In July 2024, a new anti-smoking bill was introduced by the South African administration (the Second Cabinet of Cyril Ramaphosa). Its overall aim is to align South African law with World Health Organization obligations, and to modernize regulations, so that they can deal with emerging means of tobacco use, like e-cigarettes.

In May 2025, the South African government and representatives from labor, business, and communities at the National Economic Development and Labour Council (NEDLAC) - a child agency of the Department of Employment and Labour, announced that they wanted to add another punishable offence: the sale of tobacco products at discounted prices.

During consultations relating to the bill, the business community proposed allowing vapes to be used in designated areas (set at a maximum of 25% of the space of a venue). However, the proposal failed, with government, labor, and community representatives finding that second-hand vape emissions are harmful, and the bill aims to eliminate all designated smoking areas in business establishments, to protect public health.

As of September 2025, the Tobacco Products and Electronic Delivery Systems Control Bill was still pending enactment. South African tobacco industry stalwarts, such as British American Tobacco South Africa and Philip Morris, lobbied for separate, less stringent legislation for e-cigarettes (vapes). However, the bill has remained in its original form and will close gaps in health regulations between cigarettes and vapes.

===Health warnings===

South African cigarette manufacturers are mandated to display prominent health warnings on the packaging of their products, with the aim of dissuading smokers from using them. The country also has legislation preventing tobacco companies from using deceptive terms to market their products.

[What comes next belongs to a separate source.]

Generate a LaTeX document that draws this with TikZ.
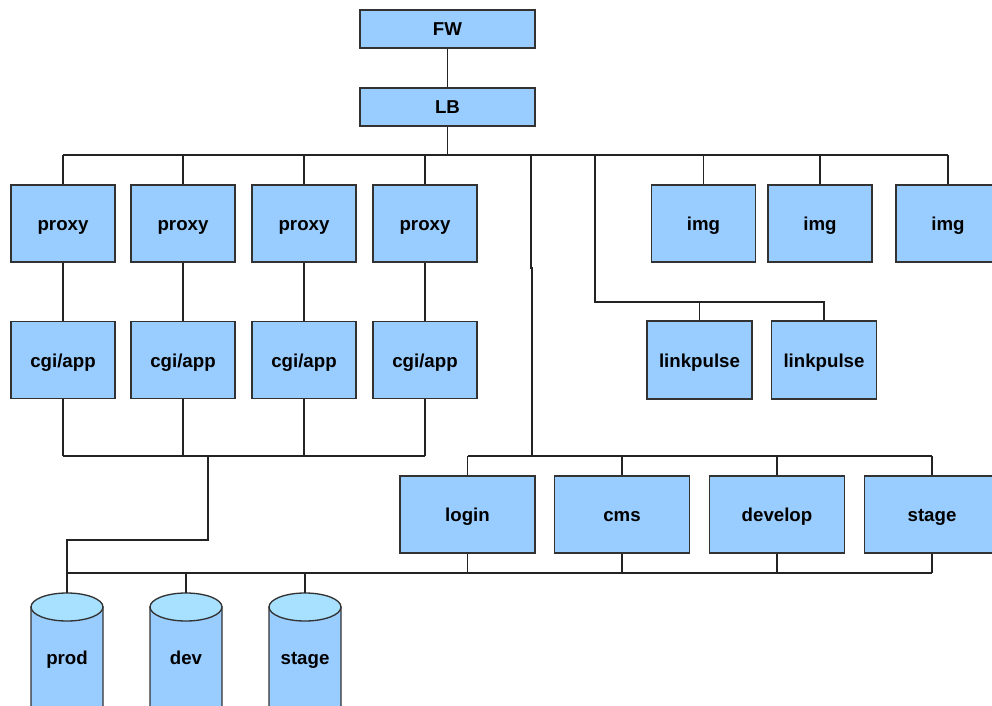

80% of South African adults, as of 2021, had noticed tobacco health warnings on cigarette packaging.

==Other measures==

As part of its effort to reduce tobacco use, the Government of South Africa established a national agency for tobacco control. The government also launched a free helpline (011 720 3145) for individuals seeking assistance with quitting smoking.

== Public health recommendations ==

Considerable effort has already been undertaken by the South African government, including through public health campaigns, to reduce tobacco use among the general public. And, significant progress has been made in this regard since the 1990s.

The 2021 Global Adult Tobacco Survey's South Africa Report, released by the country's Department of Health, recommended numerous measures for reducing tobacco use in South Africa.